Open a new instance of Chrome as a new user

You can have a completely separate Chrome app running, which you can then use command-tab to switch between (like in Windows) instead of the less stable command-` to switch between Chrome windows. To have a separate and new Chrome, run it with the –user-data-dir option, e.g.

/Applications/Google\ Chrome.app/Contents/MacOS/Google\ Chrome --user-data-dir="/tmp/james_bonds_browser"

All your secret browsing will be saved separately, so it won't share any history, preferences, or passwords with your normal browser, somewhat like Incongnito browsing. The difference is your session history will continue to be saved in the directory you specified after you close, so you can use it another time, unlike Incognito where your session will be deleted after you close the last Incognito window.

If you press control-z in the Terminal window where you are currently launching the new Chrome, the new app will freeze and you'll see something like:

[1]+ Stopped /Applications/Google\ Chrome.app/Contents/MacOS/Google\ Chrome

This is like sending the STOP signal to the Chrome process which is one way to conserve energy while on battery on OS X.

If you tried copying Chrome (duplicating the app inside Applications) it won't be sufficient to create a new, separate app process when launching, because it will continue to use the same sessions location which was copied over.

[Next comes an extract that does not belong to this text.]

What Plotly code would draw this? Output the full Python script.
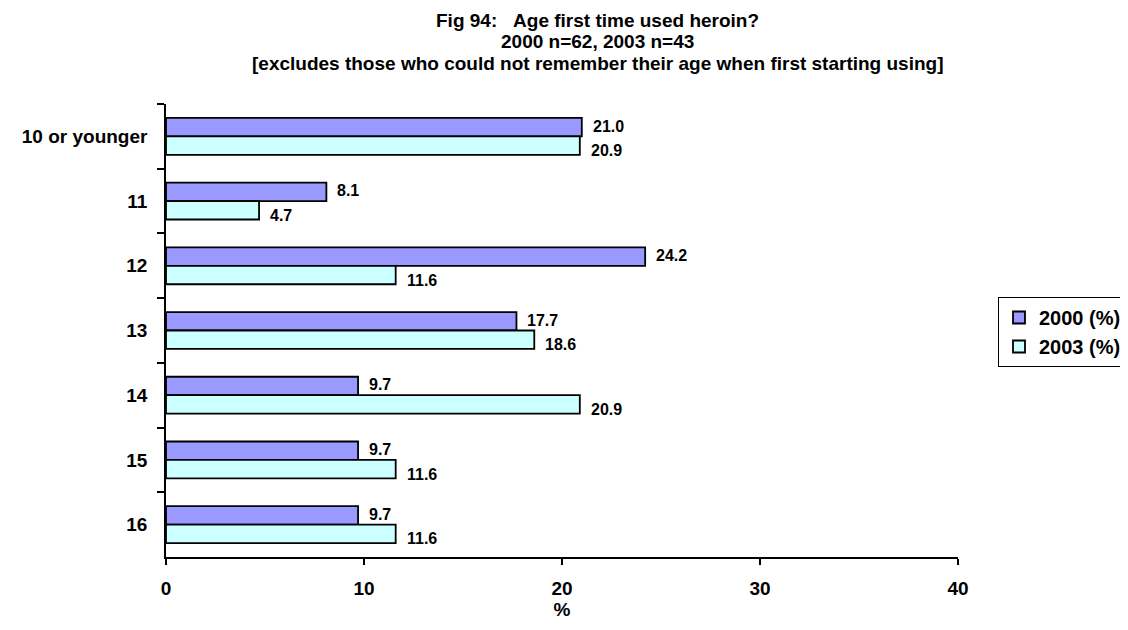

In OSX, there's no way to reconfigure an application to launch with special command line options (something you can do in Windows). However, you can edit the bundle for the app (making its contents in subdirectories unhidden) by right-clicking and 'Show Package Contents' and then use Prefs Editor (3rd party install) to edit the plist file. This is quite a hack, as you will need to create a new shell script and change the path of the CFBundleExecutable to run your shell script which then runs the real command with any command line options you specify. In this way, you could create a copy of the app in Applications and have a copy which runs your hacked plist which runs a shell script which opens Chrome with arguments.